首先确定要爬取的学术文献数据库，如谷歌学术或Web of Science。选择合适的爬虫工具，常用的包括requests库进行网页请求和BeautifulSoup或lxml库进行HTML解析。

2. 构建爬取请求

使用requests库向学术数据库发送HTTP请求，获取搜索结果页面的HTML内容。可以通过模拟用户搜索请求的方式，构建URL并添加必要的参数（如关键词、时间范围等）。

python
import requests

search_query = 'your search query here'
url = f'https://scholar.google.com/scholar?q={search_query}'
headers = {'User-Agent': 'Mozilla/5.0 (Windows NT 10.0; Win64; x64) AppleWebKit/537.36 (KHTML, like Gecko) Chrome/91.0.4472.124 Safari/537.36'}

response = requests.get(url, headers=headers)
html_content = response.text

3. 解析页面内容

使用BeautifulSoup或lxml解析器解析HTML内容，提取出每篇文献的标题、摘要、引用量等信息。

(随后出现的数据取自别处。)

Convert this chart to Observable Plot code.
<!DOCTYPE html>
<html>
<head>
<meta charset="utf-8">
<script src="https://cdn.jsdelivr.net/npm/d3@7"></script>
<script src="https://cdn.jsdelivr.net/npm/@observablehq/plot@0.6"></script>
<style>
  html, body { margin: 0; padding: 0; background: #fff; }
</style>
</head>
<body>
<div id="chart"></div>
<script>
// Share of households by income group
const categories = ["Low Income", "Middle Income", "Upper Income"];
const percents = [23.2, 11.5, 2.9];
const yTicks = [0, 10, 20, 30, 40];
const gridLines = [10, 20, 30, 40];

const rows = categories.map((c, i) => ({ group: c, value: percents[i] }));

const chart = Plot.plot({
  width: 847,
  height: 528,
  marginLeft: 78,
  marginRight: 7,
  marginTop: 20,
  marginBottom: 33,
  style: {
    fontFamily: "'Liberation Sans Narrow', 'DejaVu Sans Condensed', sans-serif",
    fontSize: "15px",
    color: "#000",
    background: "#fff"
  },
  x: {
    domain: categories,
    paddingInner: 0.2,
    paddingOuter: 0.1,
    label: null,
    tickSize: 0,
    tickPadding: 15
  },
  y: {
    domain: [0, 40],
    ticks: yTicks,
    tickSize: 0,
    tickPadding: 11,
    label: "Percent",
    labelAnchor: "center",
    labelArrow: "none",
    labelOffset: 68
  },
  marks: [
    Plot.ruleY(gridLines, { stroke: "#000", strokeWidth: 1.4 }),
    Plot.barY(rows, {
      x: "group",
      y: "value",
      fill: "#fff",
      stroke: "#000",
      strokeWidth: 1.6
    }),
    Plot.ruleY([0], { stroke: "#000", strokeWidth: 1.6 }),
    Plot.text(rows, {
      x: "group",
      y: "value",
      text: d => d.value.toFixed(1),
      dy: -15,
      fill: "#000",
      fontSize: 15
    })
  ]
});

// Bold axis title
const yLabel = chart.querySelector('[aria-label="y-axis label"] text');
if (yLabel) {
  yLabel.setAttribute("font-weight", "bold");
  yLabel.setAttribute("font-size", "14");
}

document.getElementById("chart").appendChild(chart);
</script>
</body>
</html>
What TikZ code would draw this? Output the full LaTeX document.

定位HTML元素并抽取所需的文本数据。

python
from bs4 import BeautifulSoup

soup = BeautifulSoup(html_content, 'html.parser')

# 通过CSS选择器提取文献信息
articles = soup.find_all('div', class_='gs_r gs_or gs_scl')

for article in articles:
    title = article.find('h3', class_='gs_rt').text.strip()
    abstract = article.find('div', class_='gs_rs').text.strip()
    cited_by = article.find('div', class_='gs_fl').text.strip()

    # 可进一步处理文献信息，如输出或保存到文件
    print(f'Title: {title}')
    print(f'Abstract: {abstract}')
    print(f'Cited by: {cited_by}')
    print('---')

4. 数据处理和词频分析

对于爬取到的文献信息，可以使用Python的字符串处理功能和第三方库（如nltk或Counter）进行词频分析，统计摘要中的关键词或词组出现频率。

python
from collections import Counter
import nltk
from nltk.corpus import stopwords
from nltk.tokenize import word_tokenize

nltk.download('punkt')
nltk.download('stopwords')

# 示例：词频统计
abstracts = [article.find('div', class_='gs_rs').text.strip() for article in articles]
all_text = ' '.join(abstracts).lower()

# 去除停用词
stop_words = set(stopwords.words('english'))
words = word_tokenize(all_text)
filtered_words = [word for word in words if word.isalnum() and word not in stop_words]

# 统计词频并排序
word_freq = Counter(filtered_words)
sorted_word_freq = sorted(word_freq.items(), key=lambda x: x[1], reverse=True)

# 输出前10个高频词
print('Top 10 frequent words:')
for word, freq in sorted_word_freq[:10]:
    print(f'{word}: {freq}')

注意事项

合法性和道德性：爬取数据时要遵守目标网站的使用条款，避免对服务器造成不必要的负荷或侵犯他人的隐私。
反爬虫措施：一些网站可能设置了反爬虫机制，需要适当设置请求头和处理频繁请求。

以上是实现爬取学术文献信息并进行词频分析的基本步骤和示例代码。根据具体需求和目标网站的不同，可以进一步优化和扩展功能。